Re: taxonomy of dependencies

From: Jonathan de Boyne Pollard <J.deBoynePollard-newsgroups_at_NTLWorld.com>
Date: Mon, 08 Jun 2015 18:29:39 +0100

Laurent Bercot:
> What is true for datacenters even more than for hobbyist PCs, however,
> is that you definitely do not want cascading failure. And instant
> restart is a recipe for cascading failure: if your dnscache cannot
> start for some reason and dies instantly, and your supervisor restarts
> it immediately, your CPU loses itself in that loop and now you have a
> whole machine down instead of just one process down.

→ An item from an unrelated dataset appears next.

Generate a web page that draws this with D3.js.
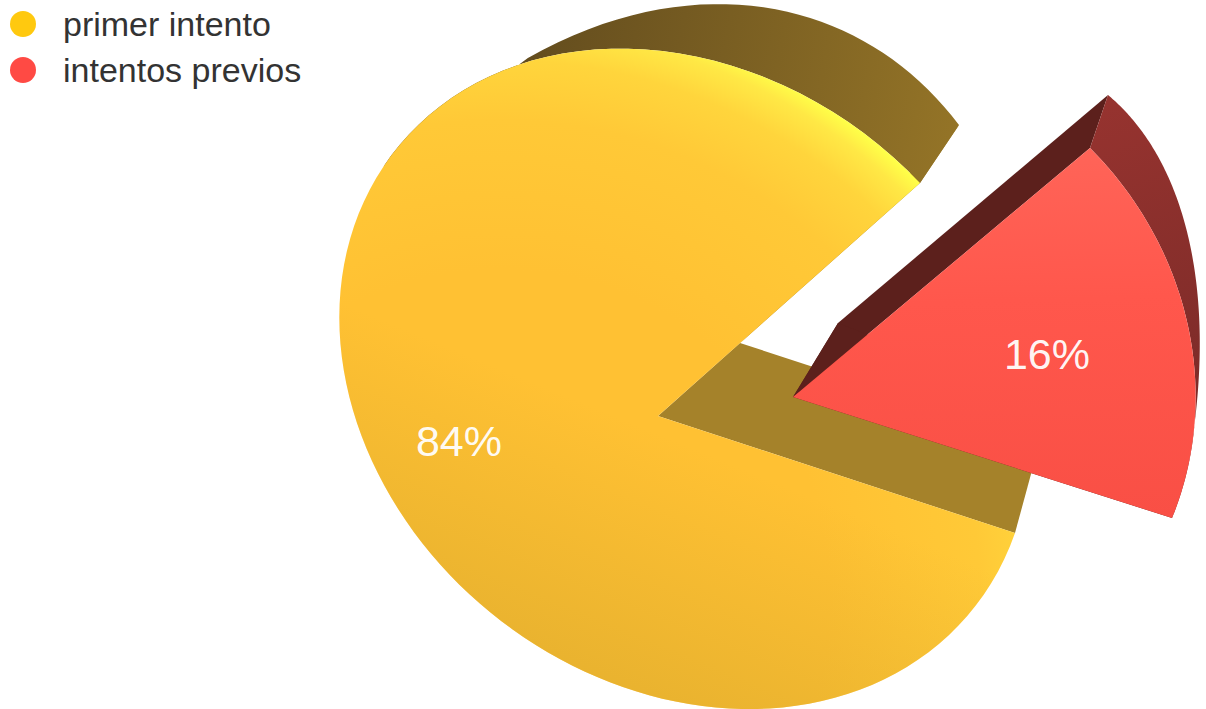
<!DOCTYPE html>
<html lang="es">
<head>
<meta charset="utf-8">
<title>Intentos</title>
<script src="https://cdn.jsdelivr.net/npm/d3@7/dist/d3.min.js"></script>
<style>
  html, body { margin: 0; padding: 0; background: #fff; }
  svg { display: block; font-family: "Liberation Sans", Arial, sans-serif; }
</style>
</head>
<body>
<svg id="chart" width="1206" height="709"></svg>
<script>
// Share of attempts
const categories = ["primer intento", "intentos previos"];
const shares = [84, 16];
const legendColors = ["#ffc90f", "#ff4a44"];

const deg = Math.PI / 180;
const redSweep = shares[1] / d3.sum(shares) * 360;
const firstAngle = (90 + redSweep / 2) * deg;

// Each slice sits in its own perspective frame: where its centre, two rim ends
// and the rim point at mid-sweep land on the page, for the lit face and the far face.
const frames = [
  {
    trimWall: true,
    front: { center: [658, 416], start: [1015, 533], end: [920, 183], extra: [372, 461] },
    back:  { center: [740, 343], start: [1040, 441], end: [959, 125], extra: [227, 495] }
  },
  {
    trimWall: false,
    front: { center: [793, 397], start: [1090, 148], end: [1172, 518], extra: [1188, 326] },
    back:  { center: [838, 323], start: [1108, 95], end: [1189, 460], extra: [1183, 217] }
  }
];

const disk = (a, r = 1) => [r * Math.sin(a), -r * Math.cos(a)];

// Solves the 3x3 planar homography carrying four disk points onto four page points.
function homography(src, dst) {
  const A = [];
  src.forEach(([x, y], i) => {
    const [u, v] = dst[i];
    A.push([x, y, 1, 0, 0, 0, -u * x, -u * y, u]);
    A.push([0, 0, 0, x, y, 1, -v * x, -v * y, v]);
  });
  for (let c = 0; c < 8; c++) {
    let p = c;
    for (let r = c + 1; r < 8; r++) if (Math.abs(A[r][c]) > Math.abs(A[p][c])) p = r;
    [A[c], A[p]] = [A[p], A[c]];
    for (let r = 0; r < 8; r++) {
      if (r === c) continue;
      const f = A[r][c] / A[c][c];
      for (let k = c; k < 9; k++) A[r][k] -= f * A[c][k];
    }
  }
  const h = A.map((row, i) => row[8] / row[i]);
  return ([x, y]) => {
    const w = h[6] * x + h[7] * y + 1;
    return [(h[0] * x + h[1] * y + h[2]) / w, (h[3] * x + h[4] * y + h[5]) / w];
  };
}

const pie = d3.pie().sort(null).startAngle(firstAngle).endAngle(firstAngle + 2 * Math.PI);
const slices = pie(shares);

const projectors = slices.map((d, i) => {
  const f = frames[i];
  const src = [[0, 0], disk(d.startAngle), disk(d.endAngle), disk((d.startAngle + d.endAngle) / 2)];
  const make = face => homography(src, [face.center, face.start, face.end, face.extra]);
  return { front: make(f.front), back: make(f.back) };
});

const svg = d3.select("#chart");
const defs = svg.append("defs");
const addStops = (g, stops) => stops.forEach(([o, c, a]) =>
  g.append("stop").attr("offset", o).attr("stop-color", c).attr("stop-opacity", a ?? 1));
const lin = (id, x1, y1, x2, y2, stops) => addStops(
  defs.append("linearGradient").attr("id", id).attr("gradientUnits", "userSpaceOnUse")
    .attr("x1", x1).attr("y1", y1).attr("x2", x2).attr("y2", y2), stops);

// The yellow face brightens toward its upper right rim
addStops(defs.append("radialGradient").attr("id", "yellowFace").attr("gradientUnits", "userSpaceOnUse")
  .attr("cx", 500).attr("cy", 600).attr("r", 600),
  [[0.55, "#ffc133"], [0.8, "#ffc937"], [0.9, "#ffd53c"], [0.955, "#ffe845"], [0.985, "#ffff48"]]);
lin("yellowShade", 650, 430, 530, 720, [[0, "#d9a82c", 0], [1, "#d9a82c", 0.72]]);
lin("yellowRim", 530, 50, 960, 130, [[0, "#644d1e"], [1, "#947427"]]);
lin("redFace", 1100, 150, 1110, 520, [[0, "#ff6458"], [0.4, "#ff574c"], [1, "#f94f45"]]);
lin("redRim", 1110, 100, 1197, 370, [[0, "#96332f"], [1, "#7f2c29"]]);

const line = d3.line();
const rim = (project, a0, a1) => d3.range(0, 121).map(i => project(disk(a0 + (a1 - a0) * i / 120)));

const faceFill = ["url(#yellowFace)", "url(#redFace)"];
const rimFill = ["url(#yellowRim)", "url(#redRim)"];
const flatFill = ["#a5822a", "#5c201c"];

// The far rim only shows from the slice's end back to where it slips behind the face:
// the sample in the later half of the sweep that comes closest to the near rim.
function wallStart(farRim, nearRim) {
  const gap = p => d3.min(nearRim, q => Math.hypot(p[0] - q[0], p[1] - q[1]));
  return d3.least(d3.range(60, 121), k => gap(farRim[k]));
}

slices.forEach((d, i) => {
  const { front, back } = projectors[i];
  const frontRim = rim(front, d.startAngle, d.endAngle);
  const backRim = rim(back, d.startAngle, d.endAngle);
  const g = svg.append("g");

  // Flat cut walls first, then the curved outer wall, then the face on top.
  const c0 = front([0, 0]), c1 = back([0, 0]);
  [[frontRim[0], backRim[0]], [frontRim[120], backRim[120]]].forEach(([a, b]) => {
    g.append("path").attr("d", line([c0, c1, b, a]) + "Z").attr("fill", flatFill[i]);
  });
  const from = frames[i].trimWall ? wallStart(backRim, frontRim) : 0;
  g.append("path")
    .attr("d", line([...frontRim.slice(from), ...backRim.slice(from).reverse()]) + "Z")
    .attr("fill", rimFill[i]);
  const outline = line([c0, ...frontRim]) + "Z";
  g.append("path").attr("d", outline).attr("fill", faceFill[i]);
  if (i === 0) g.append("path").attr("d", outline).attr("fill", "url(#yellowShade)");
});

// Percentage labels on the faces
const labelSpots = [[459, 441], [1047, 354]];
svg.selectAll("text.value").data(shares).join("text").attr("class", "value")
  .attr("x", (d, i) => labelSpots[i][0]).attr("y", (d, i) => labelSpots[i][1])
  .attr("text-anchor", "middle").attr("dominant-baseline", "central")
  .attr("font-size", 43).attr("fill", "#fff").attr("fill-opacity", 0.95)
  .text(d => d + "%");

// Legend
const legend = svg.selectAll("g.key").data(categories).join("g").attr("class", "key")
  .attr("transform", (d, i) => `translate(23,${24 + i * 46})`);
legend.append("circle").attr("r", 13).attr("fill", (d, i) => legendColors[i]);
legend.append("text").attr("x", 40).attr("y", 0).attr("dominant-baseline", "central")
  .attr("font-size", 34).attr("fill", "#333").text(d => d);
</script>
</body>
</html>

You're assuming that all softwares work like daemontools, forgetting
that not even yours does. (-: As I pointed out, nosh makes what
happens in the event of termination user-configurable, including the
decision to even restart at all. dnscache terminating gracefully can be
distinguished from it dying from (say) a segmentation violation. I
already both mentioned this and pointed to the fact that the mechanism
can duplicate systemd's Restart=on-abort and the like. The world has
actually come around to the idea of auto-restart being a decision, not
the hardwired you-must-wait-one-second it-always-restarts one size fits
all behaviour of daemontools' "supervise" that I was telling the
pseudonymous person about. In this world, your argument that imediate
restart is of necessity a cascading failure breaks down. Of course it
isn't, because it's an immediate restart *on success* (not one of the
"bad" signals) here. There's no actual failure to cascade or otherwise
in the first place. So I repeat: Sometimes, one does _not_ want these
things. If it's doing a graceful restart, I want dnscache back up
*right now*, not 1 second from now. There's no "price" to this. Take
careful note of the words "If it's doing a graceful restart".